ワタクシ流☆絵解き館その120 ぬくもりのある描線―中村不折の旅の絵
中村 不折・なかむら ふせつ 1866年(慶応2年)― 1943年(昭和18年)は、多才な画力を持つ絵描きだ。明治後期から昭和戦前期に亘る長い歳月、洋画家・書家として活躍し、仕事は多岐に渡るが、堅牢な油彩画とは趣のガラリと変わる洒脱な挿絵も描き、その仕事が今、筆者には最も興味がわく。今回は、不折の挿絵に描かれた風景の中を歩いてみよう。
先ずは、不折のプロフィールがわりに、油彩の風景画の方を掲げる。官展の審査官も勤めた写実の力量が、並々ならぬのがわかってもらえるだろう。
ここから、スケッチ調のモノクロの絵。ただし、これらの絵は、短文を添えた紀行画集として出版されたもので、手遊びではなく独立した作品だ。現地写生に基づいている。

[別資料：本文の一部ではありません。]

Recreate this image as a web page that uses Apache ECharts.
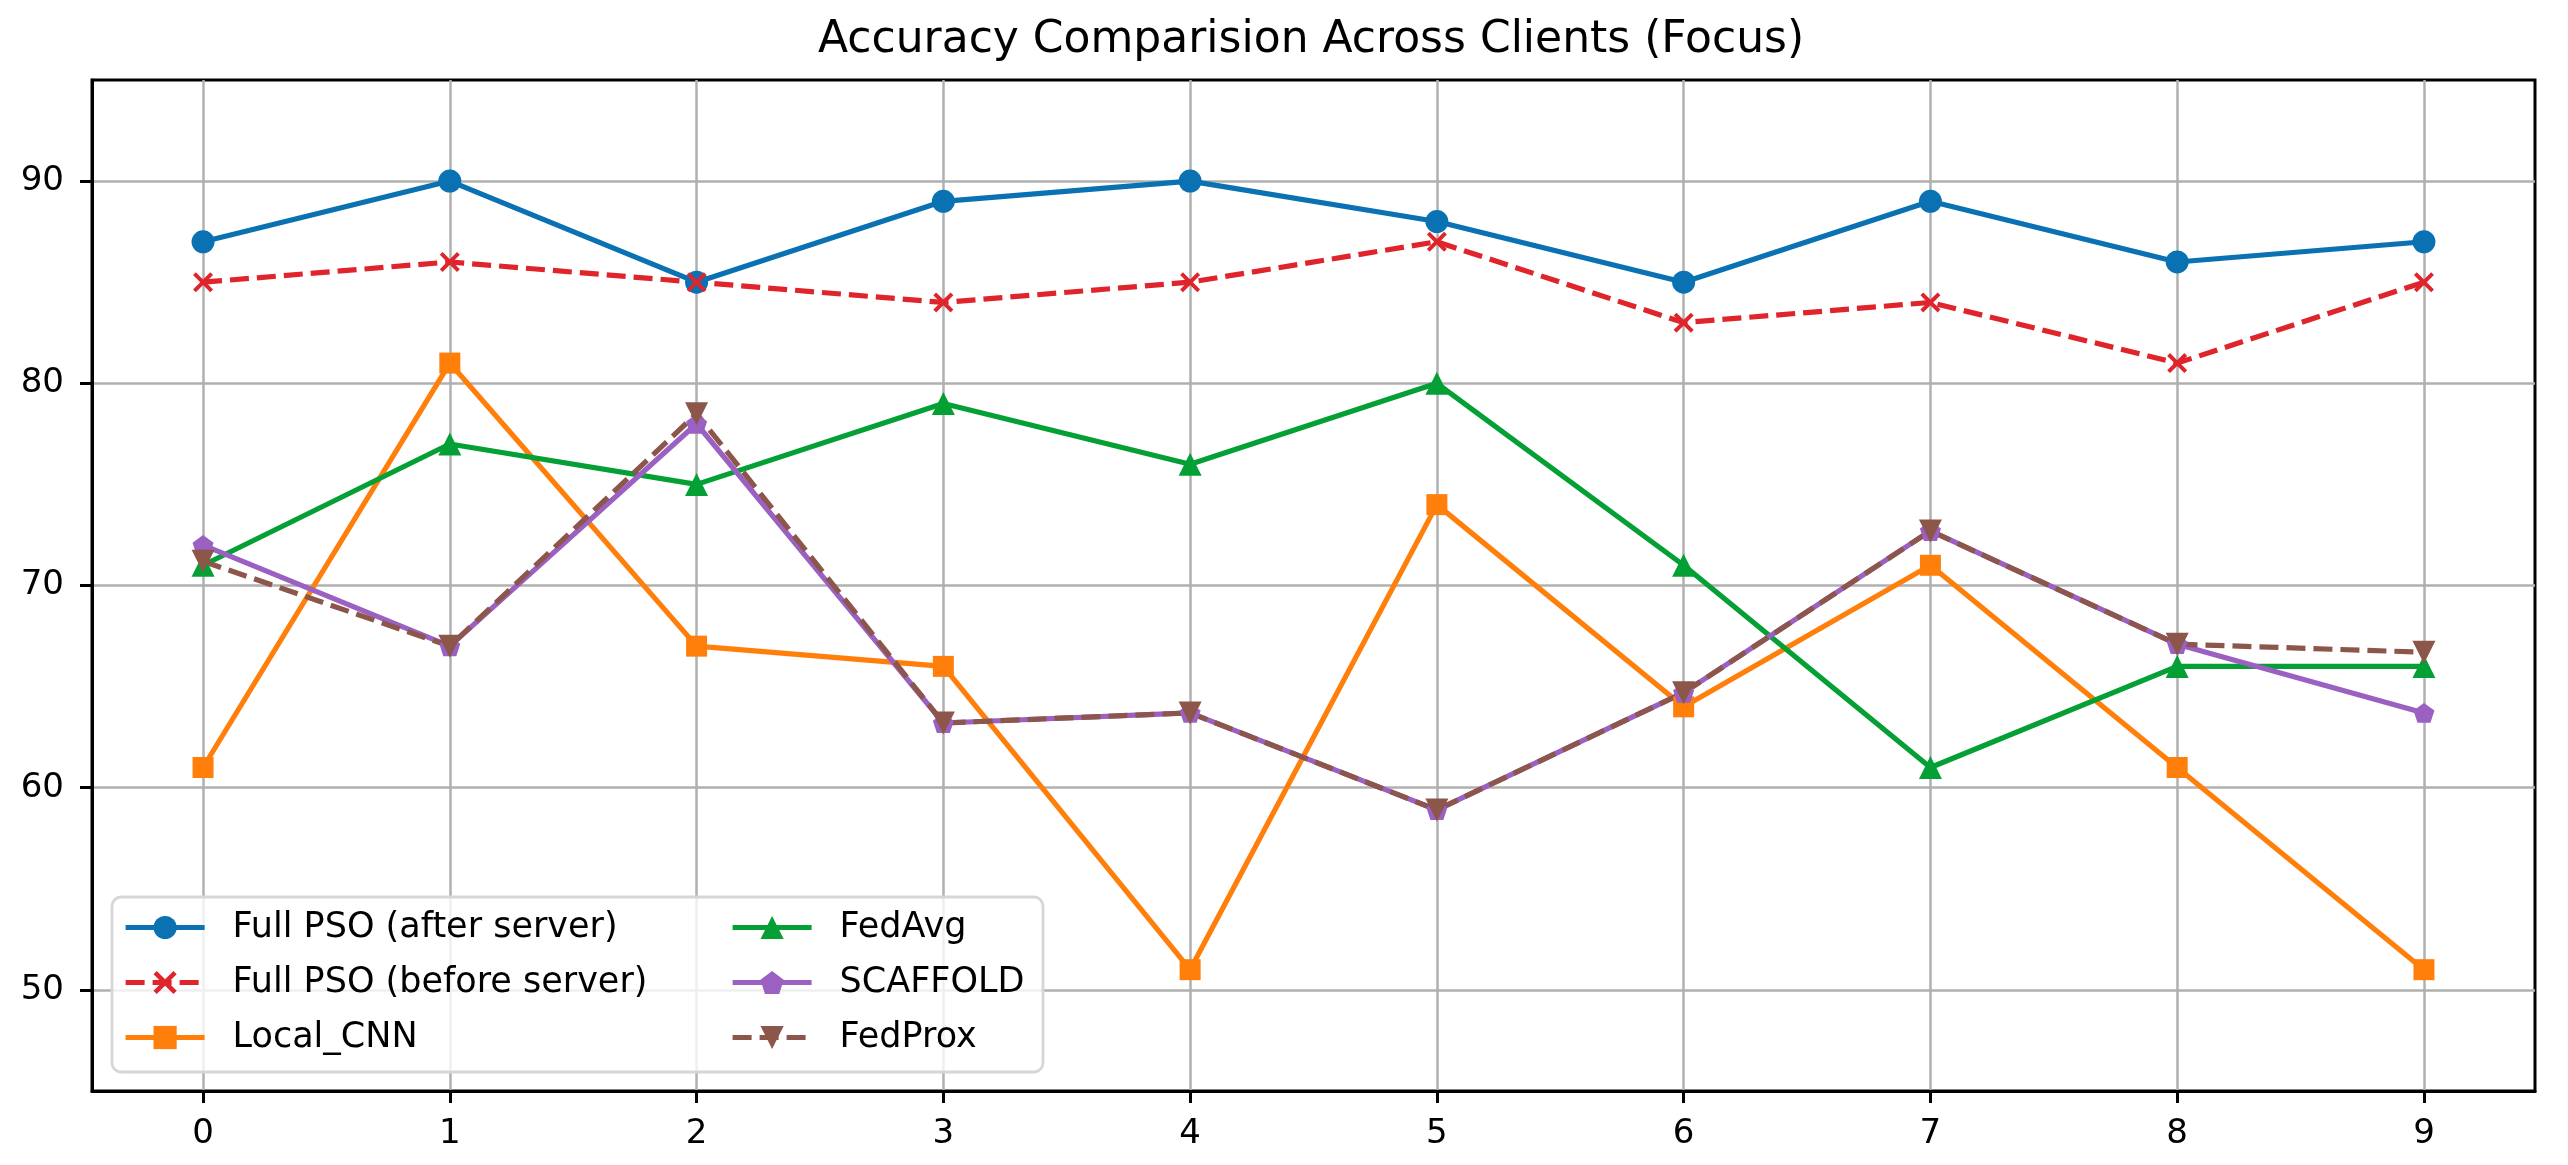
<!DOCTYPE html>
<html>
<head>
<meta charset="utf-8">
<title>Accuracy Comparision Across Clients (Focus)</title>
<script src="https://cdn.jsdelivr.net/npm/echarts@6/dist/echarts.min.js"></script>
<style>
    html, body { margin: 0; padding: 0; background: #ffffff; }
    #chart { width: 2568px; height: 1165px; }
</style>
</head>
<body>
<div id="chart"></div>
<script>
// --- Veriler ---
const clients = [0, 1, 2, 3, 4, 5, 6, 7, 8, 9];
const yTicks = [50, 60, 70, 80, 90];

const fullPsoAfter = [87, 90, 85, 89, 90, 88, 85, 89, 86, 87];
const fullPsoBefore = [85, 86, 85, 84, 85, 87, 83, 84, 81, 85];
const localCnn = [61, 81, 67, 66, 51, 74, 64, 71, 61, 51];
const fedAvg = [71, 77, 75, 79, 76, 80, 71, 61, 66, 66];
const scaffold = [72, 67, 78, 63.2, 63.7, 58.9, 64.7, 72.7, 67.1, 63.7];
const fedProx = [71.2, 67, 78.5, 63.2, 63.7, 58.9, 64.7, 72.7, 67.1, 66.7];

const seriesNames = ['Full PSO (after server)', 'Full PSO (before server)', 'Local_CNN', 'FedAvg', 'SCAFFOLD', 'FedProx'];

// matplotlib benzeri işaretler
const xMarker = 'path://M0,1.4L1.4,0L5,3.6L8.6,0L10,1.4L6.4,5L10,8.6L8.6,10L5,6.4L1.4,10L0,8.6L3.6,5Z';
const pentagon = 'path://M0,-1L0.951,-0.309L0.588,0.809L-0.588,0.809L-0.951,-0.309Z';

const FONT = '"DejaVu Sans", sans-serif';
const LW = 5.2;
const DASH = [19, 8];

function pairs(values) {
    return clients.map((c, i) => [c, values[i]]);
}

function lineSeries(name, values, color, symbol, size, dashed, extra) {
    return Object.assign({
        name: name,
        type: 'line',
        data: pairs(values),
        symbol: symbol,
        symbolSize: size,
        symbolKeepAspect: true,
        showAllSymbol: true,
        color: color,
        lineStyle: { color: color, width: LW, type: dashed ? DASH : 'solid' },
        itemStyle: { color: color, borderWidth: 0 },
        emphasis: { disabled: true },
        animation: false,
        z: 2
    }, extra || {});
}

const chart = echarts.init(document.getElementById('chart'), null, { renderer: 'canvas' });

// iki sütunlu legend için ortak ayarlar
const legendBase = {
    orient: 'vertical',
    top: 910,
    padding: 0,
    itemWidth: 79,
    itemHeight: 29,
    itemGap: 20,
    lineStyle: { width: LW },
    textStyle: { fontFamily: FONT, fontSize: 35, color: '#000000', padding: [0, 0, 0, 23] },
    selectedMode: false
};

const option = {
    backgroundColor: '#ffffff',
    animation: false,
    textStyle: { fontFamily: FONT },
    // başlık, çizim alanının ortasına (x≈1314) hizalı
    title: {
        text: 'Accuracy Comparision Across Clients (Focus)',
        left: 818,
        top: 19,
        padding: 0,
        textStyle: { fontFamily: FONT, fontSize: 44, fontWeight: 'normal', color: '#000000' }
    },
    grid: {
        left: 92, right: 33, top: 80, bottom: 74,
        show: true, borderColor: '#000000', borderWidth: 3, backgroundColor: 'transparent'
    },
    xAxis: {
        type: 'value',
        min: -0.45,
        max: 9.45,
        axisLine: { show: true, onZero: false, lineStyle: { color: '#000000', width: 3 } },
        axisTick: { show: true, length: 12, lineStyle: { color: '#000000', width: 3 }, customValues: clients },
        axisLabel: { customValues: clients, margin: 26, fontFamily: FONT, fontSize: 34, color: '#000000' },
        splitLine: { show: true, lineStyle: { color: '#b0b0b0', width: 2.5 } }
    },
    yAxis: {
        type: 'value',
        min: 45,
        max: 95,
        axisLine: { show: true, onZero: false, lineStyle: { color: '#000000', width: 3 } },
        axisTick: { show: true, length: 12, lineStyle: { color: '#000000', width: 3 }, customValues: yTicks },
        axisLabel: { customValues: yTicks, margin: 28, fontFamily: FONT, fontSize: 34, color: '#000000' },
        splitLine: { show: true, lineStyle: { color: '#b0b0b0', width: 2.5 } }
    },
    legend: [
        Object.assign({}, legendBase, { left: 123, data: seriesNames.slice(0, 3) }),
        Object.assign({}, legendBase, { left: 730, data: seriesNames.slice(3) })
    ],
    // legend kutusu (yarı saydam beyaz, yuvarlak köşeli)
    graphic: [{
        type: 'rect',
        z: 3,
        shape: { x: 112, y: 897, width: 931, height: 175, r: 9 },
        style: { fill: 'rgba(255,255,255,0.8)', stroke: '#d6d6d6', lineWidth: 2.8 },
        silent: true
    }],
    series: [
        lineSeries(seriesNames[0], fullPsoAfter, '#0a72b2', 'circle', 23, false),
        lineSeries(seriesNames[1], fullPsoBefore, '#e0242c', xMarker, 20, true),
        lineSeries(seriesNames[2], localCnn, '#ff7f0a', 'rect', 21, false),
        lineSeries(seriesNames[3], fedAvg, '#05a035', 'triangle', 23, false),
        lineSeries(seriesNames[4], scaffold, '#9a60c2', pentagon, 21, false),
        lineSeries(seriesNames[5], fedProx, '#8c564b', 'triangle', 23, true, { symbolRotate: 180 })
    ]
};

chart.setOption(option);
window.addEventListener('resize', function () {
    chart.resize();
});
</script>
</body>
</html>
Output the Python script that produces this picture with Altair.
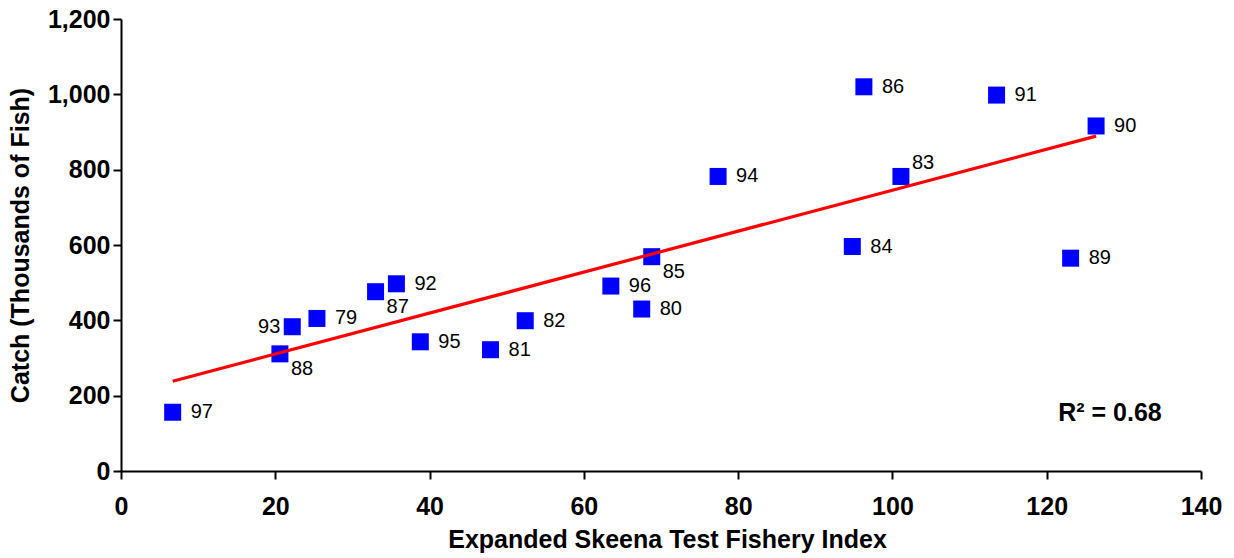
import altair as alt
import pandas as pd

# Return year labels, test fishery index and catch (thousands of fish)
years = ["97", "88", "93", "79", "87", "92", "95", "81", "82", "96",
         "80", "85", "94", "84", "86", "83", "91", "89", "90"]
index_values = [6.7, 20.6, 22.2, 25.4, 33.0, 35.7, 38.8, 47.9, 52.4, 63.5,
                67.5, 68.8, 77.4, 94.8, 96.3, 101.1, 113.5, 123.1, 126.4]
catch_values = [156, 311, 383, 405, 476, 497, 343, 322, 399, 491,
                430, 569, 782, 596, 1020, 782, 998, 565, 916]

# Label placement groups around each square
labels_left = ["93"]
labels_below = ["88", "87", "85"]
labels_above = ["83"]

r2_text = "R\u00b2 = 0.68"
r2_pos_x = [128.2]
r2_pos_y = [154]

FONT = "Liberation Sans"

df = pd.DataFrame({"year": years, "idx": index_values, "catch": catch_values})

x_enc = alt.X("idx:Q",
              scale=alt.Scale(domain=[0, 140], nice=False, zero=True),
              axis=alt.Axis(title="Expanded Skeena Test Fishery Index",
                            values=list(range(0, 141, 20)), format="d",
                            labelFlush=False, labelOverlap=False,
                            titleX=546, titleY=68, titleAlign="center",
                            titleBaseline="middle", labelPadding=15))
y_enc = alt.Y("catch:Q",
              scale=alt.Scale(domain=[0, 1200], nice=False),
              axis=alt.Axis(title="Catch (Thousands of Fish)",
                            values=list(range(0, 1201, 200)), format=",d",
                            labelFlush=False, labelOverlap=False,
                            titleX=-101, titleY=226, titleAngle=270,
                            titleAlign="center", titleBaseline="middle",
                            labelPadding=3))

base = alt.Chart(df)

points = base.mark_square(size=289, color="#0000FF", opacity=1).encode(
    x=x_enc, y=y_enc)

trend = base.transform_regression("idx", "catch").mark_line(
    color="#FF0000", strokeWidth=3.2).encode(x="idx:Q", y="catch:Q")

txt_style = dict(font=FONT, fontSize=20, color="black", baseline="middle")

special = labels_left + labels_below + labels_above
lab_right = base.transform_filter(
    ~alt.FieldOneOfPredicate(field="year", oneOf=special)
).mark_text(align="left", dx=18, **txt_style).encode(
    x="idx:Q", y="catch:Q", text="year:N")

lab_left = base.transform_filter(
    alt.FieldOneOfPredicate(field="year", oneOf=labels_left)
).mark_text(align="right", dx=-12, **txt_style).encode(
    x="idx:Q", y="catch:Q", text="year:N")

lab_below = base.transform_filter(
    alt.FieldOneOfPredicate(field="year", oneOf=labels_below)
).mark_text(align="left", dx=11, dy=15, **txt_style).encode(
    x="idx:Q", y="catch:Q", text="year:N")

lab_above = base.transform_filter(
    alt.FieldOneOfPredicate(field="year", oneOf=labels_above)
).mark_text(align="left", dx=11, dy=-13, **txt_style).encode(
    x="idx:Q", y="catch:Q", text="year:N")

r2 = alt.Chart(pd.DataFrame({"x": r2_pos_x, "y": r2_pos_y, "t": [r2_text]})).mark_text(
    font=FONT, fontSize=25, fontWeight="bold", color="black",
    align="center", baseline="middle").encode(x="x:Q", y="y:Q", text="t:N")

chart = alt.layer(points, trend, lab_right, lab_left, lab_below, lab_above, r2).properties(
    width=1080, height=452,
    autosize=alt.AutoSizeParams(type="none"),
    padding={"left": 121, "top": 19, "right": 33, "bottom": 87},
    background="white",
).configure_view(stroke=None).configure_axis(
    grid=False,
    domainColor="black", domainWidth=2,
    tickColor="black", tickWidth=2, tickSize=8,
    labelFont=FONT, labelFontSize=25, labelFontWeight="bold", labelColor="black",
    titleFont=FONT, titleFontSize=25, titleFontWeight="bold", titleColor="black",
)

chart.save("out.html", embed_options={"renderer": "svg", "actions": False})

現在の付近の様子を絵の下に写真で並べてみた。
明治時代生まれの、洋画黎明期に画技を磨いた画家には、一方で厚い写実の力を持ちながら、もう一方では、挿絵の仕事に余技とは言えない力量と味わいを見せる例がいくつもある。
その一例として、中村不折と同時代人で、官展を中心にやはり昭和時代まで長く活躍した中澤弘光の作品を以下に掲げる。
再び、不折の絵に戻る。
現在では、建物も道路の様子もすっかり変わり、どのポイントと確定するのがむつかしい場所の眺望を以下に並べる。
カラー印刷技術は高くなく、価格が高価にもなるため、多色刷りの画集にはならなかったと思われるが、不折の絵は、モノクロならではの味わいを、輪郭線の太さのバリエーションと柔らかさで醸し出している。
不折が当代の人気画家であり得た理由が、この画集からよくわかる。